The plot... Grace and Jim are two kids who are traveling on a road trip for spring break along various highways. This, along with the fact that they are both very attractive, is all we ever learn about them, period. Meanwhile, as Ken and Barbie drive along in search of America, the mysterious John Ryder steps out from the darkness, with a broken down car and the completely trustworthy persona of Sean Bean. Now Sean Bean is one of my favorite actors, but I kinda wish they had cast Sam Neil, so it would advance my ongoing theory that one should never, ever travel anywhere with Sam Neil (Dead Calm, Jurassic Park, In The Mouth Of Madness, Event Horizon, Jurassic Park 3, The Triangle, etc).
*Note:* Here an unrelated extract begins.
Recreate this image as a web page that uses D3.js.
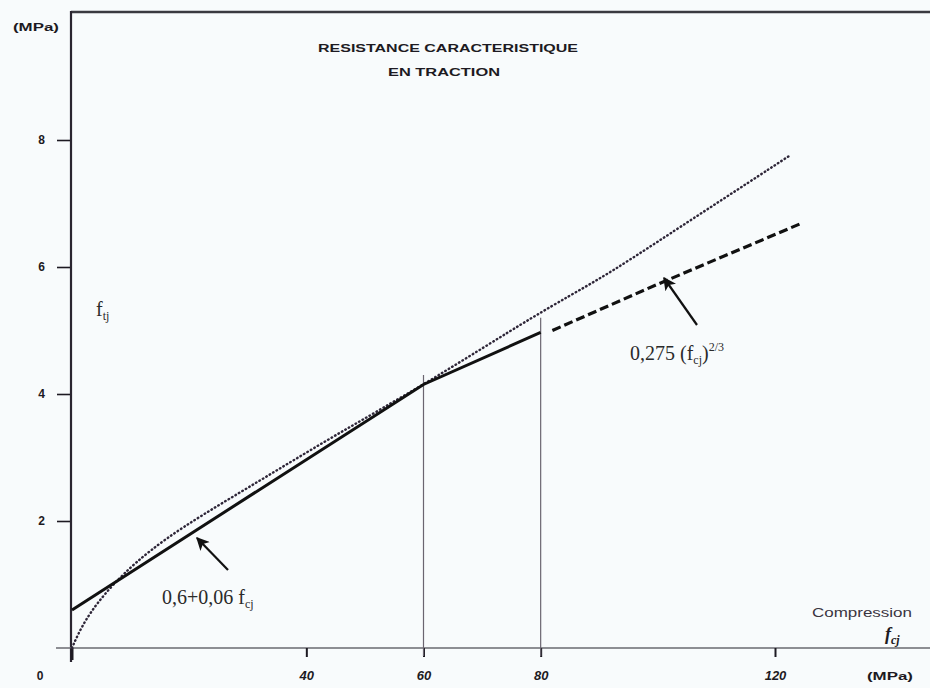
<!DOCTYPE html>
<html>
<head>
<meta charset="utf-8">
<script src="https://cdn.jsdelivr.net/npm/d3@7"></script>
<style>
  body { margin: 0; background: #f8fbfc; }
  svg { display: block; }
</style>
</head>
<body>
<div id="chart"></div>
<script>
// values (fcj in MPa, ftj in MPa)
var yTicks = [2, 4, 6, 8];
var xTicks = [40, 60, 80, 120];
var xTickLabels = ["40", "60", "80", "120"];

// 0,6 + 0,06 fcj up to 60, then on to 80 (solid)
var solid_fcj = [0, 60, 80];
var solid_ftj = [0.6, 4.15, 4.97];

// 0,275 (fcj)^2/3 beyond 80 (dashed)
var dashed_fcj = [82, 100, 124.3];
var dashed_ftj = [5.0, 5.73, 6.68];

// dotted curve
var dotted_fcj = [0, 2, 6.5, 15, 30, 45, 60.6, 80, 90, 100, 122.6];
var dotted_ftj = [0.0, 0.42, 0.98, 1.7, 2.52, 3.36, 4.17, 5.3, 5.8, 6.4, 7.76];

// vertical guide lines: [fcj, top ftj]
var guides_fcj = [60, 80];
var guides_top = [4.3, 5.2];

var width = 930, height = 688;

var svg = d3.select("#chart").append("svg")
    .attr("width", width)
    .attr("height", height);

var x = d3.scaleLinear().domain([0, 120]).range([72, 775]);
var y = d3.scaleLinear().domain([0, 8]).range([648, 140]);

var ink = "#1d1a22";
var sans = "Liberation Sans, Arial, sans-serif";
var serif = "Liberation Serif, Times New Roman, serif";

// frame: top border + y axis line
svg.append("line")
    .attr("x1", 71).attr("x2", 930).attr("y1", 12).attr("y2", 12)
    .attr("stroke", "#3a3a40").attr("stroke-width", 2.5);
svg.append("line")
    .attr("x1", 71).attr("x2", 71).attr("y1", 11).attr("y2", 662)
    .attr("stroke", "#2a2530").attr("stroke-width", 2.2);

// x axis baseline
svg.append("line")
    .attr("x1", 56).attr("x2", 930).attr("y1", y(0)).attr("y2", y(0))
    .attr("stroke", "#6a6a70").attr("stroke-width", 1.5);

// y axis ticks
var yAxis = d3.axisLeft(y).tickValues(yTicks).tickSize(13).tickPadding(12);
var gy = svg.append("g").attr("transform", "translate(70,0)").call(yAxis);
gy.select(".domain").remove();
gy.selectAll("line").attr("stroke", ink).attr("stroke-width", 1.6);
gy.selectAll("text")
    .attr("font-family", sans)
    .attr("font-weight", "bold").attr("font-size", 12).attr("fill", ink);

// x axis ticks
var xAxis = d3.axisBottom(x).tickValues(xTicks).tickSize(9).tickPadding(14)
    .tickFormat(function(d, i) { return xTickLabels[i]; });
var gx = svg.append("g").attr("transform", "translate(0," + y(0) + ")").call(xAxis);
gx.select(".domain").remove();
gx.selectAll("line").attr("stroke", ink).attr("stroke-width", 2);
gx.selectAll("text")
    .attr("font-family", sans)
    .attr("font-weight", "bold").attr("font-size", 13).attr("fill", ink)
    .attr("font-style", "italic");

// origin tick + label
svg.append("line")
    .attr("x1", x(0)).attr("x2", x(0)).attr("y1", y(0)).attr("y2", y(0) + 12)
    .attr("stroke", ink).attr("stroke-width", 3);
svg.append("text").attr("x", 40).attr("y", 680)
    .attr("text-anchor", "middle")
    .attr("font-family", sans)
    .attr("font-weight", "bold").attr("font-size", 12).attr("fill", ink)
    .text("0");

// vertical guides at 60 and 80
svg.selectAll(".guide")
    .data(guides_fcj)
  .enter().append("line")
    .attr("class", "guide")
    .attr("x1", function(d) { return x(d); })
    .attr("x2", function(d) { return x(d); })
    .attr("y1", function(d, i) { return y(guides_top[i]); })
    .attr("y2", y(0) + 8)
    .attr("stroke", "#6b6570").attr("stroke-width", 1.2);

var line = d3.line()
    .x(function(d) { return x(d[0]); })
    .y(function(d) { return y(d[1]); });

var curve = d3.line()
    .curve(d3.curveBasis)
    .x(function(d) { return x(d[0]); })
    .y(function(d) { return y(d[1]); });

// dotted
svg.append("path")
    .datum(d3.zip(dotted_fcj, dotted_ftj))
    .attr("d", curve)
    .attr("fill", "none")
    .attr("stroke", "#2e2638")
    .attr("stroke-width", 2.4)
    .attr("stroke-linecap", "round")
    .attr("stroke-dasharray", "0.6,3.4");

// solid
svg.append("path")
    .datum(d3.zip(solid_fcj, solid_ftj))
    .attr("d", line)
    .attr("fill", "none")
    .attr("stroke", "#111")
    .attr("stroke-width", 3);

// dashed
svg.append("path")
    .datum(d3.zip(dashed_fcj, dashed_ftj))
    .attr("d", line)
    .attr("fill", "none")
    .attr("stroke", "#111")
    .attr("stroke-width", 3.2)
    .attr("stroke-dasharray", "9,4");

// arrows
var defs = svg.append("defs");
defs.append("marker")
    .attr("id", "head")
    .attr("viewBox", "0 0 10 10")
    .attr("refX", 9).attr("refY", 5)
    .attr("markerWidth", 15).attr("markerHeight", 13)
    .attr("markerUnits", "userSpaceOnUse")
    .attr("orient", "auto")
  .append("path")
    .attr("d", "M0,0 L10,5 L0,10 L2.5,5 Z")
    .attr("fill", "#111");

svg.append("line")
    .attr("x1", 697).attr("y1", 325).attr("x2", 664).attr("y2", 278)
    .attr("stroke", "#111").attr("stroke-width", 2.2)
    .attr("marker-end", "url(#head)");
svg.append("line")
    .attr("x1", 228).attr("y1", 570).attr("x2", 197).attr("y2", 538)
    .attr("stroke", "#111").attr("stroke-width", 2.2)
    .attr("marker-end", "url(#head)");

// headings and labels
svg.append("text").attr("x", 36).attr("y", 31)
    .attr("text-anchor", "middle")
    .attr("font-family", sans).attr("font-weight", "bold").attr("font-size", 10)
    .attr("textLength", 46).attr("lengthAdjust", "spacingAndGlyphs")
    .attr("fill", ink).text("(MPa)");

svg.append("text").attr("x", 318).attr("y", 52)
    .attr("font-family", sans).attr("font-weight", "bold").attr("font-size", 11.5)
    .attr("textLength", 260).attr("lengthAdjust", "spacingAndGlyphs")
    .attr("fill", ink).text("RESISTANCE CARACTERISTIQUE");
svg.append("text").attr("x", 388).attr("y", 76)
    .attr("font-family", sans).attr("font-weight", "bold").attr("font-size", 11.5)
    .attr("textLength", 112).attr("lengthAdjust", "spacingAndGlyphs")
    .attr("fill", ink).text("EN TRACTION");

var ftj = svg.append("text").attr("x", 96).attr("y", 316)
    .attr("font-family", serif).attr("font-size", 20).attr("fill", "#2a2a2a");
ftj.append("tspan").text("f");
ftj.append("tspan").attr("font-size", 12).attr("dy", 4).text("tj");

var lab1 = svg.append("text").attr("x", 630).attr("y", 360)
    .attr("font-family", serif).attr("font-size", 20).attr("fill", "#2a2a2a");
lab1.append("tspan").text("0,275 (f");
lab1.append("tspan").attr("font-size", 12).attr("dy", 4).text("cj");
lab1.append("tspan").attr("dy", -4).text(")");
lab1.append("tspan").attr("font-size", 12).attr("dy", -9).text("2/3");

var lab2 = svg.append("text").attr("x", 162).attr("y", 604)
    .attr("font-family", serif).attr("font-size", 20).attr("fill", "#2a2a2a");
lab2.append("tspan").text("0,6+0,06 f");
lab2.append("tspan").attr("font-size", 12).attr("dy", 4).text("cj");

svg.append("text").attr("x", 812).attr("y", 617)
    .attr("font-family", sans).attr("font-size", 12).attr("fill", "#3a3440")
    .attr("textLength", 100).attr("lengthAdjust", "spacingAndGlyphs")
    .text("Compression");

var fcj = svg.append("text").attr("x", 885).attr("y", 640)
    .attr("font-family", serif).attr("font-weight", "bold").attr("font-style", "italic")
    .attr("font-size", 18).attr("fill", ink);
fcj.append("tspan").text("f");
fcj.append("tspan").attr("font-size", 12).attr("dy", 4).text("cj");

svg.append("text").attr("x", 867).attr("y", 680)
    .attr("font-family", sans).attr("font-weight", "bold").attr("font-size", 10)
    .attr("textLength", 46).attr("lengthAdjust", "spacingAndGlyphs")
    .attr("fill", ink).text("(MPa)");
</script>
</body>
</html>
Anyway, when Sean Bean shows up in a dark, flapping trench coat in the dead of night and asks for a ride, most intelligent folks would opt to call him a tow-truck instead (AAA: it's not just for responsible adults, it's for serial killers too!). Of course, these idiots do give him a ride and mayhem and carnage ensues in a similar manner to the original. Needless to say, the violence is a little more graphic, but since the original's violence caused a minor stir back in the day, one can't skirt on the blood and/or guts (the 'oh-my!' moment of the original, which was off-screen, is now presented in all it's gory, err, glory). Fun fact: the original was funded by one of the companies that George W. Bush was a board member on before politics, and its financing of The Hitcher was a minor scandal during the 2000 election, due to its infamous violence.

What is skirted on, unfortunately, is the darkly comic character interaction of the original. In the first film, the hunted was not a CW-tested teen couple, but rather a single lonely, vaguely geekish kid, Jim (C. Thomas Howell) on his first adventure. And John Ryder (Rutger Hauer in a career-defining performance) wasn't just a one-note killing machine, but a weird dreamlike phantom who tried to connect to our hero for reasons that were implied but never stated. And the addition of a random girlfriend right at the beginning allows the filmmakers to play gender reversal at a few key points, which is fine until the ghastly finale that exchanges dark pathos and compromised humanity for false and insulting 'girl power'.

This is the first real miss for Platinum Dunes, which was founded by director Michael Bay as a way to give untested but promising filmmakers a crack at success, using lower-budget remakes of older horror films as the vehicle. They debuted with the slightly better than expected Texas Chainsaw Massacre remake (2003), then returned with a stunningly scary and effective improvement on The Amityville Horror (2005), then followed up at the end of last year with a prequel to their Chainsaw film that was actually better and far more interesting than both of its forebears (yes, that's right, the characters were far more richly developed than those in the 1974 'classic').

With this fourth entry, we get the very kind of film that most everyone was expecting from this company when they were first announced. It's boring instead of scary, condescending in its alterations, and completely drained of the disturbing character interaction that made the original as memorable as it is to geezers like myself. In short, The Hitcher is one ride you should refuse. And, for a better example of this genre, try the original Hitcher (duh), The Hitcher II (it's allegedly decent made for video sequel; can't be any worse than this one right?), Duel (Stephen Spielberg's first movie, way back in 1971), and one of my favorite scary movies of this decade, Joyride, a stunningly well-made thriller that didn't find the audience it deserved in late 2001.